Small House of Everything

Small House of Everything

Friday, October 21, 2011

FORGOTTEN BOOK: THE EDUCATION OF UNCLE PAUL

The Education of Uncle Paul by Algernon Blackwood (1909)

     Algernon Blackwood (1869-1951) is probably best known for his horror short stories, including two of the best ever written, "The Willows" and "The Wendigo", as well as the six adventures of John Silence, one of the early "psychic detectives" in literature.  Blackwood moved from England to Canada when he was twenty, staying there for almost two decades; these years seem to have formed much of his personality.  He had two sides to his personality.  One was a extraordinary love of and appreciation for the outdoors; the other embodied his interest in the occult.  He was a member of the Ghost Club, a paranormal research society.  The two halves of his personality merged into his interest in mysticism.  He dabbled in Roscrucianism and Buddhism and the Cabala and was a member of one branch of the Hermetic Order of the Golden Dawn.  It is through nature that one can expand one's consciousness and get a better perception of reality, he felt -- or, at least this was the theory behind a number of his novels and stories, including the one at hand.

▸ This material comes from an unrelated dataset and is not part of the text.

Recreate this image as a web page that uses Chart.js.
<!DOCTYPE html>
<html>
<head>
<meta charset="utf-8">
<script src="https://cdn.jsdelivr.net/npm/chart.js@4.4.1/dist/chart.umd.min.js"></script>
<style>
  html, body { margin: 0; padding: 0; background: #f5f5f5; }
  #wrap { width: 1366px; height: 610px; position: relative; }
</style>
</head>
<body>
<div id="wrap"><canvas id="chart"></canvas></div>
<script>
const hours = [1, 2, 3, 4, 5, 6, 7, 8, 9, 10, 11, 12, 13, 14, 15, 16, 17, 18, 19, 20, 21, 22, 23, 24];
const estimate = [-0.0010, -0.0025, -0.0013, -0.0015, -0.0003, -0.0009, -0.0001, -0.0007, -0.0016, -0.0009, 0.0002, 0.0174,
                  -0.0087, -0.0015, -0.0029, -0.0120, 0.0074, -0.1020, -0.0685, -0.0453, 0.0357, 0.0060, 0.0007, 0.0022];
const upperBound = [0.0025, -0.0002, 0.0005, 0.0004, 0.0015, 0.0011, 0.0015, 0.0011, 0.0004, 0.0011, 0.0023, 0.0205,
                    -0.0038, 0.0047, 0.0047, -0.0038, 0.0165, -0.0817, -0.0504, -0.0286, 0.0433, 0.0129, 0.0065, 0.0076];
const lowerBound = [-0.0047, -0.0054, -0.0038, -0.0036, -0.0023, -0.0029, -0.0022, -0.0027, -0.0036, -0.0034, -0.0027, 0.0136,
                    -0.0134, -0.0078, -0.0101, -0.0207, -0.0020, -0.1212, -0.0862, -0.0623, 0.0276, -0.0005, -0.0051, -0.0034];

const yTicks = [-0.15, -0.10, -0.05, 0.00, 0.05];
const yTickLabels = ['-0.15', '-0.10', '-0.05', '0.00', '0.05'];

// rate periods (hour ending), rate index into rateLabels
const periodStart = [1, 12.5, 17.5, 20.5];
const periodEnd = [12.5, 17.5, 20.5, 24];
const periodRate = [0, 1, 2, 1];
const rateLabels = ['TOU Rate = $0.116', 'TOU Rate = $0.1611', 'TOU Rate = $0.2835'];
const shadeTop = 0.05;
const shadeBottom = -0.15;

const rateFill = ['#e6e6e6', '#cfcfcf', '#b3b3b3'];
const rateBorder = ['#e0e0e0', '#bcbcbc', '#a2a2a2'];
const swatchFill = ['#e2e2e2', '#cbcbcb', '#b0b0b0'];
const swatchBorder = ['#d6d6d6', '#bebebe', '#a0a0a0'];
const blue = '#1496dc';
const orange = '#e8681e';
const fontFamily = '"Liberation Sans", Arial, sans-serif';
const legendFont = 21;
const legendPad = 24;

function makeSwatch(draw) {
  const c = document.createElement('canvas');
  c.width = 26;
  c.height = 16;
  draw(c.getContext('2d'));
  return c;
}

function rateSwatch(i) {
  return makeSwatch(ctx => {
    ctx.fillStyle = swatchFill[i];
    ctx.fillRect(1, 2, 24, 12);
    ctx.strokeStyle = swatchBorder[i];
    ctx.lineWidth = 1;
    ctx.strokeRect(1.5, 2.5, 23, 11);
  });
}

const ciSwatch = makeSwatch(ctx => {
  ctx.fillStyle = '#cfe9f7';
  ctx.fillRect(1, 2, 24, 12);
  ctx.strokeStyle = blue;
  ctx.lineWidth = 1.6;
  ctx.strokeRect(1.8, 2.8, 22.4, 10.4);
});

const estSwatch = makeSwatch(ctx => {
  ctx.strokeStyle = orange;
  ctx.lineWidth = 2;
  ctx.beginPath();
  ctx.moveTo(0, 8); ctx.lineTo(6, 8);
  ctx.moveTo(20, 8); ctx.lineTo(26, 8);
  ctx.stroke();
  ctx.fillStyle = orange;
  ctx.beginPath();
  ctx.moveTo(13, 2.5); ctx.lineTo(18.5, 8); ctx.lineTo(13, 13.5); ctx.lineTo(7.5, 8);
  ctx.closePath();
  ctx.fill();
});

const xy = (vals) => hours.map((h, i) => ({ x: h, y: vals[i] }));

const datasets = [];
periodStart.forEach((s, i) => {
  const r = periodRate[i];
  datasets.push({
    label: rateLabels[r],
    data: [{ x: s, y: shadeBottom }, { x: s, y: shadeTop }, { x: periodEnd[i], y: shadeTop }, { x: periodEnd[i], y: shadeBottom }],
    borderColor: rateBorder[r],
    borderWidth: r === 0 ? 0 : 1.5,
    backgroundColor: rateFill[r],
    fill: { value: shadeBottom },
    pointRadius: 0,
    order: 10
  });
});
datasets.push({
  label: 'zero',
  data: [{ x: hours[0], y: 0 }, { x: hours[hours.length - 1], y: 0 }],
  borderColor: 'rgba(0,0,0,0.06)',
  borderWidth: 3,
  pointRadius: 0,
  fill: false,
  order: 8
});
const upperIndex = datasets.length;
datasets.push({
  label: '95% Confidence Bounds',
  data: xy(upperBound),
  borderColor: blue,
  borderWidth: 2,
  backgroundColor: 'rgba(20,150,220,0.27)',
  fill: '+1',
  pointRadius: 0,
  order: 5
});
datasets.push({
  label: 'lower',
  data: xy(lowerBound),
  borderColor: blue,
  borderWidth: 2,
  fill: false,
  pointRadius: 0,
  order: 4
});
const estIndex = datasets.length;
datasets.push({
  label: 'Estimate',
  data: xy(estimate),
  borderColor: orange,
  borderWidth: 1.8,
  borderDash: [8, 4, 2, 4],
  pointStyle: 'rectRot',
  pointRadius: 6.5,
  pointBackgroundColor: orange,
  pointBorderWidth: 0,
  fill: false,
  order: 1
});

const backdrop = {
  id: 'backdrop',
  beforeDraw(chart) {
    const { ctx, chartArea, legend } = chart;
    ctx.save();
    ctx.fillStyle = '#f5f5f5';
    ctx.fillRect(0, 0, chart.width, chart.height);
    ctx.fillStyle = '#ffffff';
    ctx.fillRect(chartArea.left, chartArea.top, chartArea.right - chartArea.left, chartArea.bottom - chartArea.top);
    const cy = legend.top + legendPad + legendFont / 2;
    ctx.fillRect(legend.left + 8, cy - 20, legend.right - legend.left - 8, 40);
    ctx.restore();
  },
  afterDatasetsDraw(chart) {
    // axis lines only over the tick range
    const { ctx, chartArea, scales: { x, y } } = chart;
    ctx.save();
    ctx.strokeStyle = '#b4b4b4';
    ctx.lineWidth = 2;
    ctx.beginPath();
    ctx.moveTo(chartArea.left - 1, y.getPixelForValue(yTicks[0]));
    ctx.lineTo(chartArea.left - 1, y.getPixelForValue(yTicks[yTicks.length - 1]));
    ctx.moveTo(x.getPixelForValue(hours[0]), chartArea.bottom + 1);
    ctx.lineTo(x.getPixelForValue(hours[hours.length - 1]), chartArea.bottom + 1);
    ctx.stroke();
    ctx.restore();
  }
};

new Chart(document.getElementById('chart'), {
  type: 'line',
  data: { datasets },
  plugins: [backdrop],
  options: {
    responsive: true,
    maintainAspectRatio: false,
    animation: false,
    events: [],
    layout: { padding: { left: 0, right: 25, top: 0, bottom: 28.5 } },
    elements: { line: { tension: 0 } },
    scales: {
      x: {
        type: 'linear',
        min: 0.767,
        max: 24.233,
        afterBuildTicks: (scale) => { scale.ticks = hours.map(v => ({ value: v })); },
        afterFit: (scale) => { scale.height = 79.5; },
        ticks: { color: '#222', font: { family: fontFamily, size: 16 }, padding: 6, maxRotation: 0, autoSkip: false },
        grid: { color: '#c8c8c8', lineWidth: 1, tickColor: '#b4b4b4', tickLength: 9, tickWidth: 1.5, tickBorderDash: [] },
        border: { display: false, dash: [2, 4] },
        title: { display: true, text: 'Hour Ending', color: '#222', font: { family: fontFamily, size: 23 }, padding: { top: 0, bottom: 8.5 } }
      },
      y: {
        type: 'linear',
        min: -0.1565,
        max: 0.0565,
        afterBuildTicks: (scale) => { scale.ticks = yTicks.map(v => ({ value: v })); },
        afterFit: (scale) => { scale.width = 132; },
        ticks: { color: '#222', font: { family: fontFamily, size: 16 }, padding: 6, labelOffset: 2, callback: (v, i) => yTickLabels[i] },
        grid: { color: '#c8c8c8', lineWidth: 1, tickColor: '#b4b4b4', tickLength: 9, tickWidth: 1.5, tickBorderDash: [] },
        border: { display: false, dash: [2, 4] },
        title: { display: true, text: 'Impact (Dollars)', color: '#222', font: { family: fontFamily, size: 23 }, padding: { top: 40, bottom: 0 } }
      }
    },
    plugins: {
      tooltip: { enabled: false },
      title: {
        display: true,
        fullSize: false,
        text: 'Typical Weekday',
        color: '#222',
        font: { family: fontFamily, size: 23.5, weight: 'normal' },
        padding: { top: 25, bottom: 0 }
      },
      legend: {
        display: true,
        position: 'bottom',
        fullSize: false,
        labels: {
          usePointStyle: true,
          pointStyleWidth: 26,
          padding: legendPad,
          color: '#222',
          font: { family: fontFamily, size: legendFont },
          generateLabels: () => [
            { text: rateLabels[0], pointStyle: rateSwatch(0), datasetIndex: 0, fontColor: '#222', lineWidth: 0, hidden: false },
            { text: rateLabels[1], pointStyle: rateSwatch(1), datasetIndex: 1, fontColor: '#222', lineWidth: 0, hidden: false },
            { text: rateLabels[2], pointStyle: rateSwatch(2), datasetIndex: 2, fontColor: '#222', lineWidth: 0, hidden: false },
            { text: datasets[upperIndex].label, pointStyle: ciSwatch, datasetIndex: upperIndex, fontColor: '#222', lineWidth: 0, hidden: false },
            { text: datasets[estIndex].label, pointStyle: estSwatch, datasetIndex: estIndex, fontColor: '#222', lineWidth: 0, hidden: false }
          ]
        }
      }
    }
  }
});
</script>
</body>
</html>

     The Education of Uncle Paul was the second novel that Blackwood published.  Uncle Paul is Paul Rivers, a man who left England when he was 25 for America, where he soon found a solitary, outdoor job with a large lumber corporation.  While he was gone, his best friend in England married Paul's sister.  Now, after twenty years in America,  he gets word of two important happenings:  first, that his brother-in-law has died and, second, that an aunt has also passed away and has left him a comfortable bequest.  Taking a year's leave of absence, Paul returns to England to settle affairs and to check on his sister and her four young children.

     Paul had led a lonely and isolated life, mostly in the woods, while in America.  Because of that, he had never really "grown up"; rather, he had a childlike innocence and vivid imagination.  His study of the forest and of nature had helped him get closer to the reality (or, perhaps, the uber-reality) of the universe.  The question that has plagued him all his life was, Is Reality God, or is God Reality?  To approach the answer, his inner being had to remain a child in both innocence and imagination.  To return to England in this state of mind would lead to ridicule and ostracism from the adult world, he felt.  To compensate, he determined to "act" adult and stifled his childlike sense of wonder.  He discovers, however that, by doing this, he really is not a part of either world.

     To complicate matters, his nephew and two older nieces are completely in touch with nature and with their many pets.  Slowly the trio work on Paul, eventually allowing him initiation and entry into their "lodge."  Suddenly, Paul feels a type of completeness.  With the help of his eldest niece, Nixie, he is able to have "aventures" -- he can give visible shape and form to the wind, for example, and can share dreams with the children and their pets.  Of course, this is all done through imagination.  Or is it?

     The Education of Uncle Paul is an interesting, albeit slow-moving, book.  The one disturbing aspect to the modern reader will be the relationship between Paul and Nixie.  Nixie is not given an age, although one supposes her to be (roughly) between eleven and thirteen.  She appears to be much wiser and older in many ways.  Hints of a sexual attraction (and perhaps relationship) between the two seem to overt to ignore.  I'm sure this was not Blackwood's intention; in fact, this type of avuncular relationship (she climbs on his knees, bounces up and down, gives him kisses, and sometimes enters his bedroom) appears common in fiction from that time.  And Blackwood himself appears to have been an ascetic.  So, I'm probably a dirty-minded old man who is too influenced by what we know can happen around us in the 21st Century.  But, as the father of two daughters and the grandfather of three, damned if that relationship didn't bother me.